Hannah Oppolzer ist aus Baden bei Wien. Ihr erstes Buch "Verpasst" erschien vergangenen Herbst. Derzeit studiert Oppolzer Literarisches Schreiben und Lektorieren in Hildesheim.

"Es geht um das Gewinnen des ganz neuen Blicks"

Petra Schaper Rinkel, Rektorin der Wiener Angewandten, empfindet vor allem das Reisen in alle Welt als einen rauschartigen Zustand.
Berauschende Substanzen
Foto: Katharina Gossow

Die Globen, die auf dem Bild zu sehen sind, stehen für mich für das Verreisen. Es sind Reisen, die mich aus der Routine reißen und mir berauschende Erlebnisse bringen. Das kann ein Rausch an Erkenntnis sein, der sich aus der Loslösung der täglichen Selbstverständlichkeit ergibt, manchmal ist es ein Rausch der Farben an fremden Orten. Ich denke dabei zum Beispiel an Indien.

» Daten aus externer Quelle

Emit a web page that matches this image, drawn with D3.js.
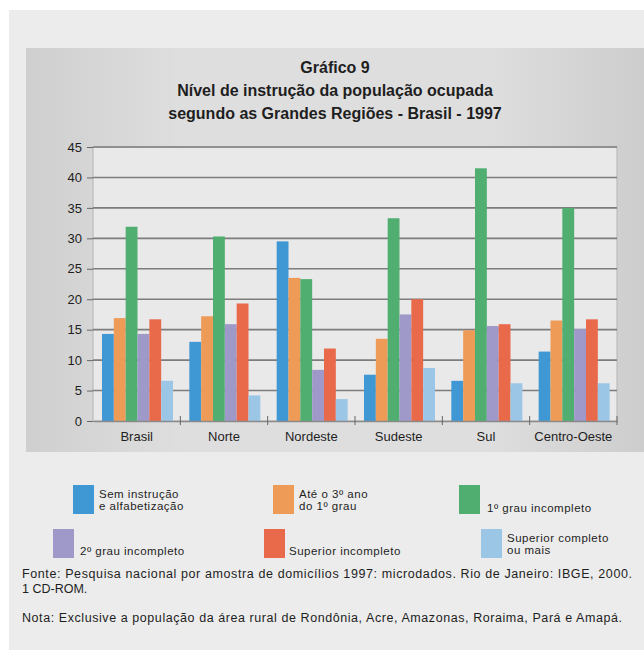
<!DOCTYPE html>
<html lang="pt">
<head>
  <meta charset="UTF-8">
  <title>Gráfico 9</title>
  <script src="https://d3js.org/d3.v7.min.js"></script>
  <style>
    body { margin: 0; background: #fff; }
    svg text { font-family: "Liberation Sans", Arial, sans-serif; fill: #1e1e1e; }
  </style>
</head>
<body>
  <div class="canvas"></div>
  <script>
    const regions = ["Brasil", "Norte", "Nordeste", "Sudeste", "Sul", "Centro-Oeste"];
    const series = ["sem", "ate3", "prim", "seg", "supInc", "supComp"];
    const seriesLabels = [
      ["Sem instrução", "e alfabetização"],
      ["Até o 3º ano", "do 1º grau"],
      ["1º grau incompleto"],
      ["2º grau incompleto"],
      ["Superior incompleto"],
      ["Superior completo", "ou mais"]
    ];
    const colors = ["#3f97d4", "#ee9b57", "#4fae70", "#9e99c8", "#e96a4b", "#9cc6e6"];

    // percentage of each level, one array per region
    const brasil = [14.3, 16.9, 31.9, 14.3, 16.7, 6.6];
    const norte = [13.0, 17.2, 30.3, 15.9, 19.3, 4.2];
    const nordeste = [29.5, 23.5, 23.3, 8.4, 11.9, 3.6];
    const sudeste = [7.6, 13.5, 33.3, 17.5, 20.0, 8.7];
    const sul = [6.6, 14.9, 41.5, 15.6, 15.9, 6.2];
    const centroOeste = [11.4, 16.5, 35.0, 15.1, 16.7, 6.2];
    const yTicks = [0, 5, 10, 15, 20, 25, 30, 35, 40, 45];

    const titleLines = [
      "Gráfico 9",
      "Nível de instrução da população ocupada",
      "segundo as Grandes Regiões - Brasil - 1997"
    ];
    const notes = [
      "Fonte: Pesquisa nacional por amostra de domicílios 1997: microdados. Rio de Janeiro: IBGE, 2000.",
      "1 CD-ROM.",
      "Nota: Exclusive a população da área rural de Rondônia, Acre, Amazonas, Roraima, Pará e Amapá."
    ];

    const table = [brasil, norte, nordeste, sudeste, sul, centroOeste].map((vals, i) => ({
      region: regions[i],
      values: vals.map((v, j) => ({ key: series[j], value: v }))
    }));

    const width = 644, height = 650;
    const plot = { left: 93, right: 617, top: 147, bottom: 421 };

    const svg = d3.select(".canvas").append("svg")
      .attr("width", width)
      .attr("height", height);

    const defs = svg.append("defs");
    const grad = defs.append("linearGradient").attr("id", "panelGrad");
    grad.append("stop").attr("offset", "0%").attr("stop-color", "#cfcfcf");
    grad.append("stop").attr("offset", "25%").attr("stop-color", "#dedede");
    grad.append("stop").attr("offset", "75%").attr("stop-color", "#dedede");
    grad.append("stop").attr("offset", "100%").attr("stop-color", "#cdcdcd");

    // outer card and chart panel
    svg.append("rect").attr("x", 9).attr("y", 10).attr("width", width - 9).attr("height", height - 10)
      .attr("fill", "#ececec");
    svg.append("rect").attr("x", 26).attr("y", 48).attr("width", width - 26).attr("height", 404)
      .attr("fill", "url(#panelGrad)");

    svg.selectAll(".title").data(titleLines).join("text")
      .attr("class", "title")
      .attr("x", 335)
      .attr("y", (d, i) => 73 + i * 23)
      .attr("text-anchor", "middle")
      .style("font-size", "16px")
      .style("font-weight", "bold")
      .text(d => d);

    const x0 = d3.scaleBand().domain(regions).range([plot.left, plot.right]);
    const x1 = d3.scaleBand().domain(series).range([9, 80]);
    const y = d3.scaleLinear().domain([0, 45]).range([plot.bottom, plot.top]);
    const color = d3.scaleOrdinal().domain(series).range(colors);

    svg.append("rect")
      .attr("x", plot.left).attr("y", plot.top)
      .attr("width", plot.right - plot.left).attr("height", plot.bottom - plot.top)
      .attr("fill", "#e9e9e9")
      .attr("stroke", "#b4b4b4");

    // y axis with gridlines
    const yAxis = svg.append("g")
      .attr("transform", `translate(${plot.left},0)`)
      .call(d3.axisLeft(y).tickValues(yTicks).tickSize(6).tickPadding(5));
    yAxis.select(".domain").remove();
    yAxis.selectAll(".tick line").attr("stroke", "#666");
    yAxis.selectAll(".tick text").style("font-size", "13px").attr("fill", "#1e1e1e");
    yAxis.selectAll(".grid").data(yTicks.filter(d => d > 0)).join("line")
      .attr("class", "grid")
      .attr("x1", 0).attr("x2", plot.right - plot.left)
      .attr("y1", d => y(d)).attr("y2", d => y(d))
      .attr("stroke", "#7d7d7d").attr("stroke-width", 1.6);

    // bars
    svg.append("g").selectAll("g").data(table).join("g")
      .attr("transform", d => `translate(${x0(d.region)},0)`)
      .selectAll("rect").data(d => d.values).join("rect")
      .attr("x", d => x1(d.key))
      .attr("width", x1.bandwidth())
      .attr("y", d => y(d.value))
      .attr("height", d => y(0) - y(d.value))
      .attr("fill", d => color(d.key));

    // x axis: separators between regions
    const xAxis = svg.append("g")
      .attr("transform", `translate(0,${plot.bottom})`)
      .call(d3.axisBottom(x0).tickSize(0).tickPadding(11));
    xAxis.select(".domain").attr("stroke", "#8a8a8a").attr("stroke-width", 1.4);
    xAxis.selectAll(".tick text").style("font-size", "13px").attr("fill", "#1e1e1e");
    xAxis.selectAll(".sep").data(regions.slice(1).concat(["end"])).join("line")
      .attr("class", "sep")
      .attr("x1", d => d === "end" ? plot.right : x0(d))
      .attr("x2", d => d === "end" ? plot.right : x0(d))
      .attr("y1", -5).attr("y2", 4)
      .attr("stroke", "#666");

    // legend
    const legendPos = [
      { sx: 73, sy: 485, tx: 99, base: [498, 510] },
      { sx: 273, sy: 485, tx: 299, base: [498, 510] },
      { sx: 459, sy: 485, tx: 487, base: [512] },
      { sx: 53, sy: 529, tx: 80, base: [555] },
      { sx: 264, sy: 529, tx: 289, base: [555] },
      { sx: 481, sy: 529, tx: 507, base: [542, 554] }
    ];
    const legend = svg.append("g").selectAll("g").data(series).join("g");
    legend.append("rect")
      .attr("x", (d, i) => legendPos[i].sx)
      .attr("y", (d, i) => legendPos[i].sy)
      .attr("width", 21).attr("height", 29)
      .attr("fill", d => color(d));
    legend.each(function(d, i) {
      d3.select(this).selectAll("text").data(seriesLabels[i]).join("text")
        .attr("x", legendPos[i].tx)
        .attr("y", (t, k) => legendPos[i].base[k])
        .style("font-size", "11.5px")
        .style("letter-spacing", "0.5px")
        .text(t => t);
    });

    svg.selectAll(".note").data(notes).join("text")
      .attr("class", "note")
      .attr("x", 22)
      .attr("y", (d, i) => [578, 593, 622][i])
      .style("font-size", "12.5px")
      .attr("textLength", (d, i) => [610, null, 600][i])
      .attr("lengthAdjust", "spacing")
      .text(d => d);
  </script>
</body>
</html>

Ich reise viel, und Reisen ist wichtig für meine wissenschaftliche Arbeit. Die polnische Literaturnobelpreisträgerin Olga Tokarczuk hat in einem ganz anderen Kontext einmal von den wichtigen 'Übungen im Fremdsein' geschrieben. Das ist für mich das Reisen. Es geht um das Gewinnen des ganz neuen Blicks. Rausch hat auch damit zu tun, sich auf einem schwankenden Terrain zu befinden und sich auf das Unbekannte, Unfassbare einzulassen. Auf den Moment. Das bedeutet für mich 'in der Welt sein'. Der Rausch setzt für mich mit dem nicht Kontrollierbaren, dem Unerwarteten nach dem Ankommen ein. Ich mag dieses Gefühl. (RONDO, Protokoll: Michael Hausenblas, 25.12.2023)

Petra Schaper Rinkel ist Rektorin der Universität für angewandte Kunst Wien. Sie betreibt interdisziplinäre Forschung zum digitalen Wandel.